Nigerian Nollywood actor, producer, and writer

Aliu Oladele Gafar (born 2 June 1986), known as Esusu, is a Nigerian Nollywood actor, producer, writer, filmmaker and MC (Compere).

== Early life ==
Aliu Gafar was born on 2 June 1986 in Lagos State, Nigeria. He is a native of Idere in the Ibarapa Central Local Government Area of Oyo State, in southwestern Nigeria. He is a Yoruba Muslim. Due to the demise of his father at a young age, this situation almost affected his schooling and forced him to live with different family members at several points in his life.

== Career ==
Aliu Gafar's interest in acting began in school. His teacher, Mr. Esuola, discovered his talent and cast him in school stage plays. This early exposure helped Aliu develop the interest, passion and courage to pursue a career.

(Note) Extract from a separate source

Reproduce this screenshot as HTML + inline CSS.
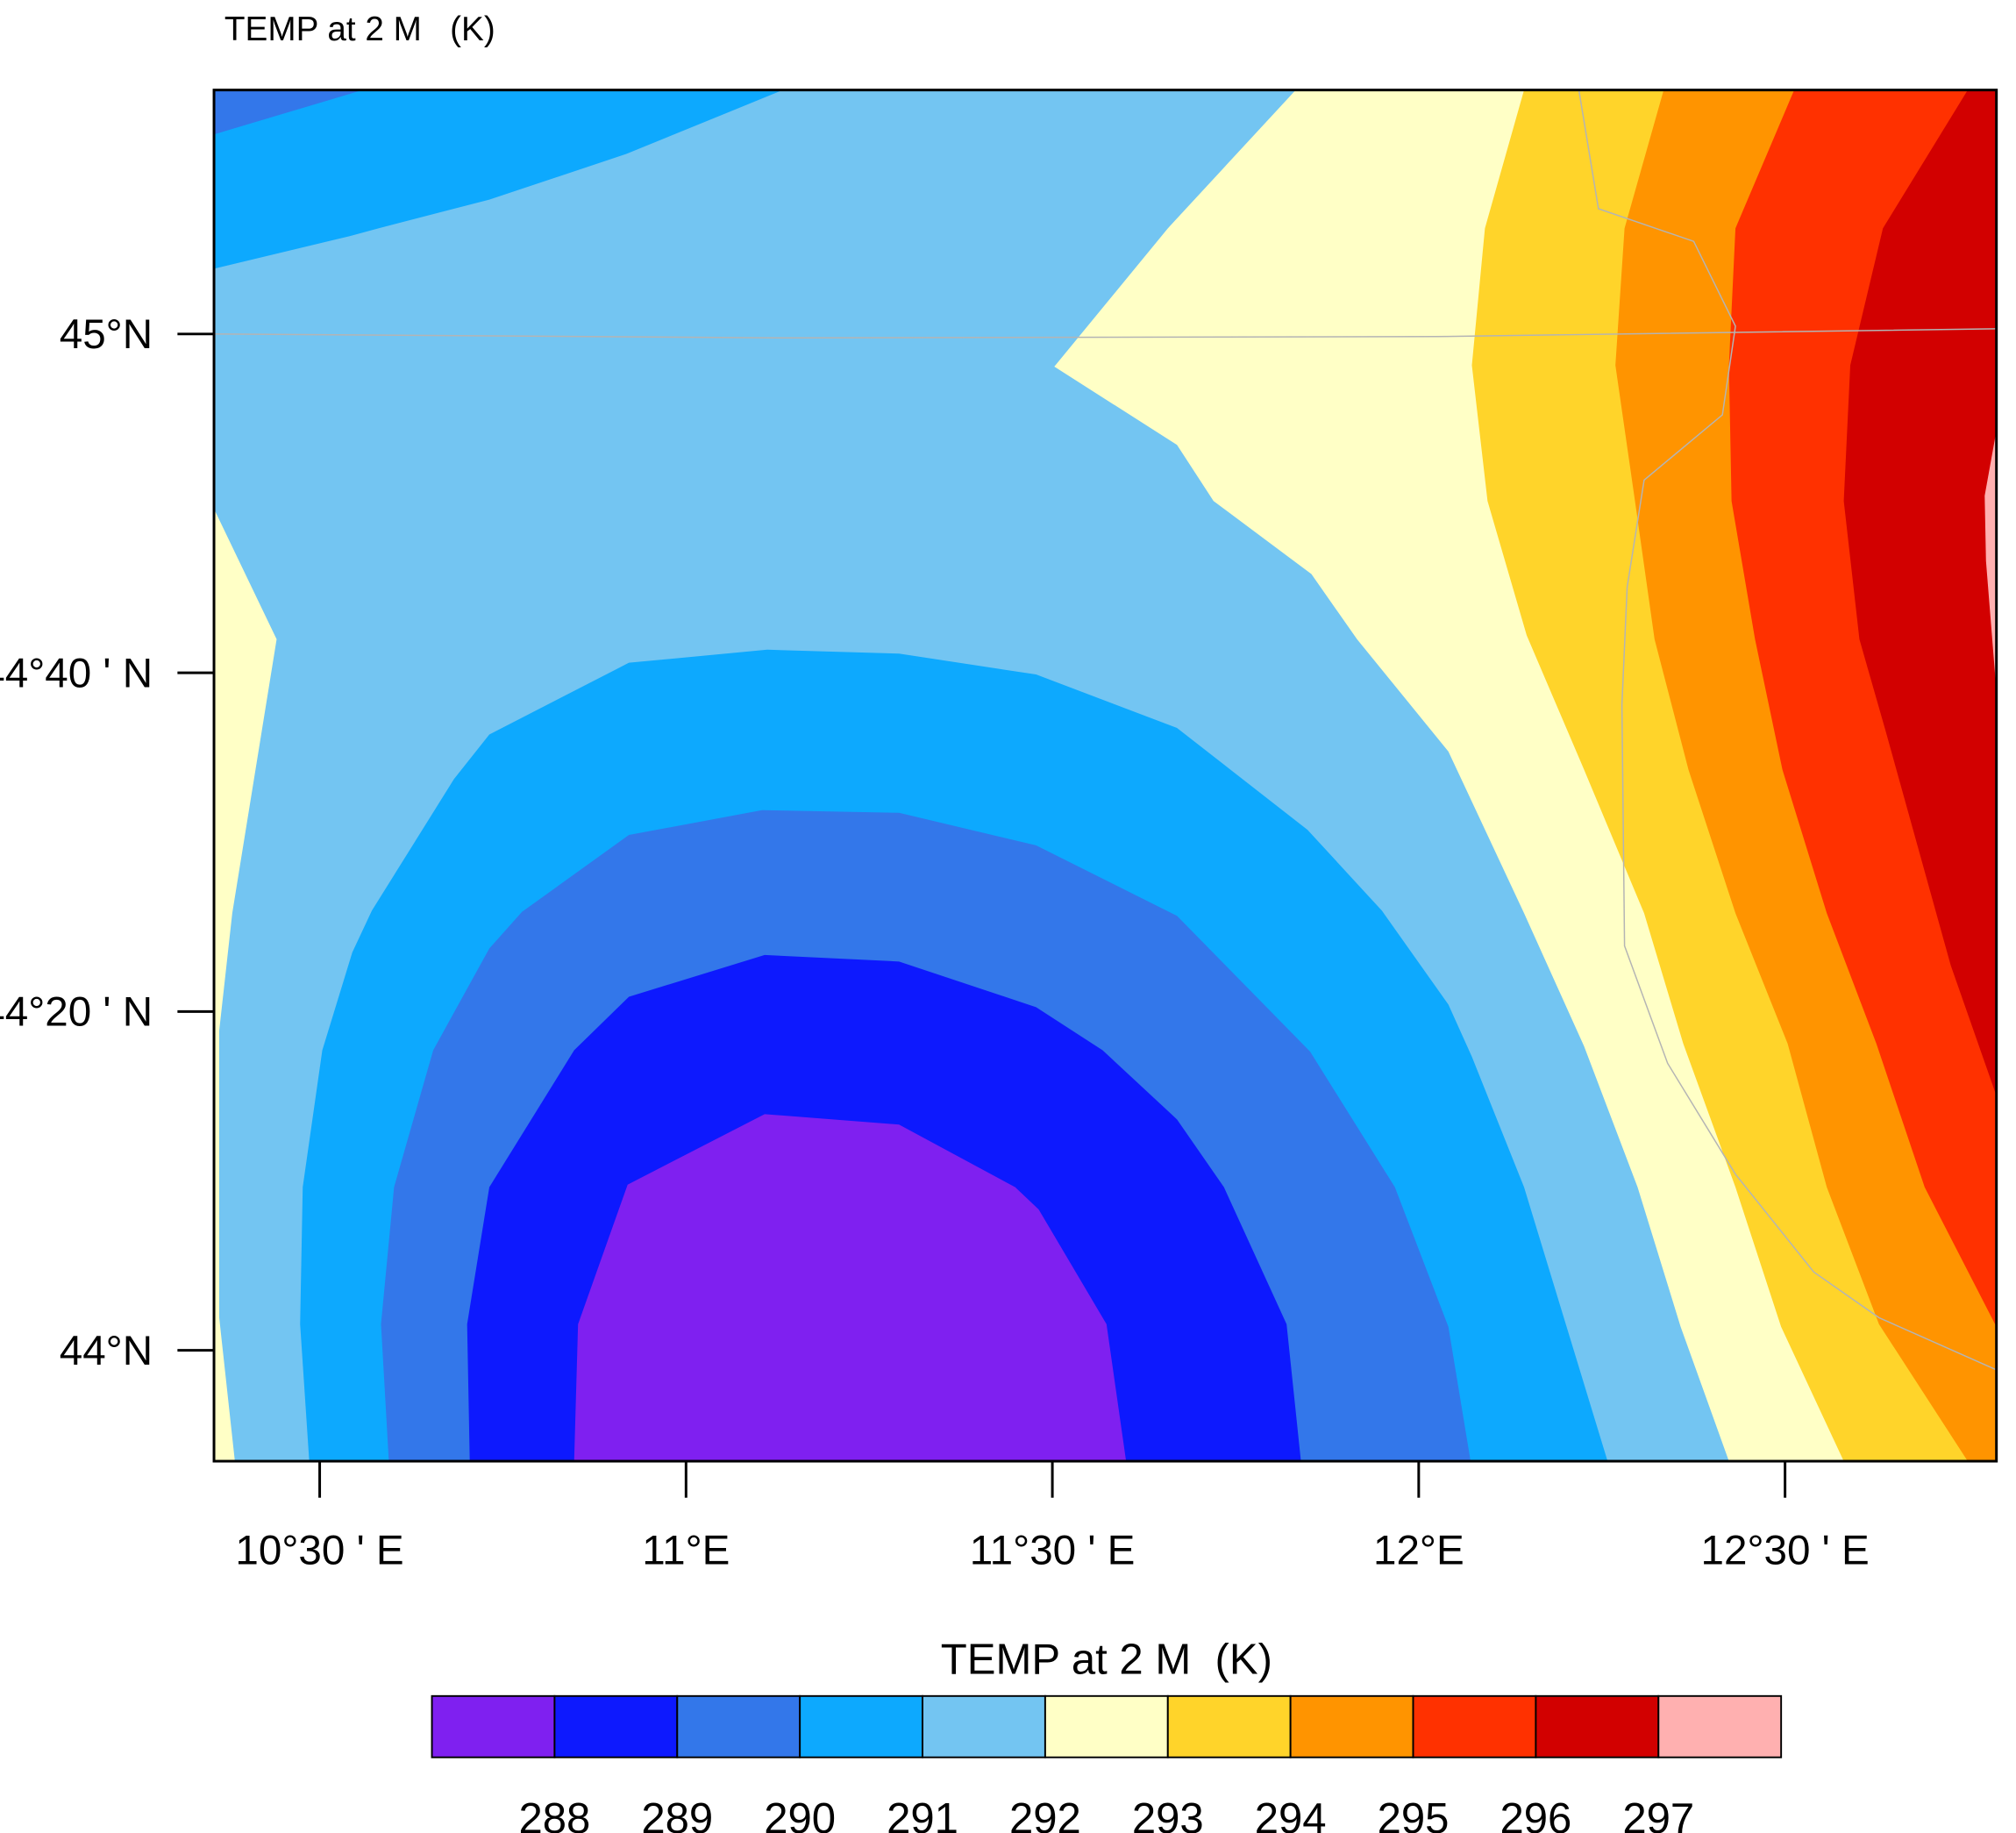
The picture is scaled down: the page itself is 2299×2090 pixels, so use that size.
<!DOCTYPE html>
<html><head><meta charset="utf-8"><style>
html,body{margin:0;padding:0;background:#fff;width:2299px;height:2090px;overflow:hidden}
svg{display:block}
text{font-family:"Liberation Sans",Arial,sans-serif;fill:#000;white-space:pre}
</style></head><body>
<svg id="chart" width="2299" height="2090" viewBox="0 0 1545 1405" preserveAspectRatio="none" xmlns="http://www.w3.org/2000/svg" xml:space="preserve">
<defs><clipPath id="frameclip"><rect x="164" y="69" width="1366" height="1051"/></clipPath></defs>
<g id="plot" clip-path="url(#frameclip)"></g>
<rect x="164" y="69" width="1366" height="1051" fill="none" stroke="#000" stroke-width="2"/>
<g id="axes"></g>
<g id="cbar"></g>
<text x="172" y="31" font-size="26">TEMP at 2 M   (K)</text>
<text x="848" y="1283" font-size="33" text-anchor="middle">TEMP at 2 M  (K)</text>
</svg>
<script>
const levels=[288,289,290,291,292,293,294,295,296,297];
const colors=["#7F20F0","#0D19FE","#3377EA","#0DA9FE","#73C5F2","#FFFFC6","#FFD42A","#FF9400","#FF3100","#D20000","#FFB0B0"];
const lonTicks=[10.5,11,11.5,12,12.5];
const lonLabels=["10°30 ' E","11°E","11°30 ' E","12°E","12°30 ' E"];
const latTicks=[44,44+20/60,44+40/60,45];
const latLabels=["44°N","44°20 ' N","44°40 ' N","45°N"];
function xLon(lon){return 245+(lon-10.5)*561.5;}
function yLat(lat){return 1035-(lat-44)*779;}
// contour region geometry (plot coordinates) keyed by color index
const regions=[
 [4,[[164,69],[1530,69],[1530,1120],[164,1120]]],
 [3,[[164,69],[600,69],[480,118],[375,153],[290,175],[268,181],[164,206]]],
 [2,[[164,69],[278,69],[164,103]]],
 [5,[[164,390],[212,490],[178,700],[168,790],[168,1010],[180,1120],[164,1120]]],
 [3,[[237,1120],[230,1015],[232,910],[247,805],[270,730],[285,698],[348,597],[375,563],[482,508],[588,498],[689,501],[794,517],[902,558],[1002,636],[1059,698],[1110,770],[1128,810],[1168,910],[1200,1015],[1232,1120]]],
 [2,[[298,1120],[292,1015],[302,910],[332,805],[375,727],[400,699],[482,640],[584,621],[689,623],[794,648],[902,702],[1004,806],[1069,910],[1110,1017],[1127,1120]]],
 [1,[[360,1120],[358,1015],[375,910],[440,805],[482,764],[586,732],[689,737],[794,772],[845,805],[902,858],[938,910],[986,1015],[997,1120]]],
 [0,[[440,1120],[443,1015],[481,908],[586,854],[689,862],[778,910],[796,927],[848,1015],[863,1120]]],
 [5,[[993,69],[1530,69],[1530,1120],[1325,1120],[1288,1017],[1255,910],[1214,802],[1168,700],[1110,576],[1040,490],[1005,440],[930,384],[902,341],[808,281],[895,175]]],
 [6,[[1168,69],[1530,69],[1530,1120],[1413,1120],[1365,1017],[1330,910],[1290,800],[1260,700],[1214,590],[1170,487],[1140,384],[1128,280],[1138,175]]],
 [7,[[1275,69],[1530,69],[1530,1120],[1508,1120],[1440,1015],[1400,910],[1370,800],[1330,700],[1294,590],[1268,490],[1253,384],[1238,280],[1245,175]]],
 [8,[[1375,69],[1530,69],[1530,1017],[1475,910],[1438,800],[1400,700],[1366,590],[1345,490],[1327,384],[1325,280],[1330,175]]],
 [9,[[1508,69],[1530,69],[1530,840],[1495,740],[1470,650],[1445,560],[1425,490],[1413,384],[1418,280],[1443,175]]],
 [10,[[1530,330],[1521,380],[1522,430],[1530,530]]]
];
const borders=[
 [[164,256],[600,259],[1100,258],[1530,252]],
 [[1210,69],[1225,160],[1298,185],[1330,250],[1320,318],[1260,368],[1247,450],[1243,540],[1245,725],[1278,815],[1330,900],[1390,975],[1440,1010],[1530,1050]]
];
const NS="http://www.w3.org/2000/svg";
function mk(tag,attrs,parent){const e=document.createElementNS(NS,tag);for(const k in attrs)e.setAttribute(k,attrs[k]);parent.appendChild(e);return e;}
const plot=document.getElementById('plot');
regions.forEach((r,i)=>{
 const p=mk('polygon',{points:r[1].map(q=>q.join(',')).join(' '),fill:colors[r[0]]},plot);
 
 
});
borders.forEach((b,i)=>{
 const l=mk('polyline',{points:b.map(q=>q.join(',')).join(' '),fill:'none',stroke:'#b4b4b4','stroke-width':1},plot);
 
 
});
const axes=document.getElementById('axes');
lonTicks.forEach((v,i)=>{
 const x=xLon(v);
 const t=mk('line',{x1:x,x2:x,y1:1120,y2:1148,stroke:'#000','stroke-width':2},axes);
 
 
 const tx=mk('text',{x:x,y:1199,'font-size':32,'text-anchor':'middle'},axes);
 tx.textContent=lonLabels[i];
 
 
});
latTicks.forEach((v,i)=>{
 const y=yLat(v);
 const t=mk('line',{x1:136,x2:164,y1:y,y2:y,stroke:'#000','stroke-width':2},axes);
 
 
 const tx=mk('text',{x:117,y:y+11,'font-size':32,'text-anchor':'end'},axes);
 tx.textContent=latLabels[i];
 
 
});
const cb=document.getElementById('cbar');
colors.forEach((c,i)=>{
 const r=mk('rect',{x:331+i*94,y:1300,width:94,height:47,fill:c,stroke:'#000','stroke-width':1.3},cb);
 
 
});
levels.forEach((v,i)=>{
 const tx=mk('text',{x:331+(i+1)*94,y:1405,'font-size':33,'text-anchor':'middle'},cb);
 tx.textContent=v;
 
 
});
</script>
</body></html>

During the period when he lived with extended family members, he took part in church theatre productions.

He started his professional acting career in 2000, when he joined Ogboluke and Jide Are, where he trained as an actor. He sharpened his skills in theatre and screen, and continues to perform on stage.

He featured in several movies, including Seven Doors (Esusu), Jagun Jagun: The Warrior, Lisabi, and Her Excellency.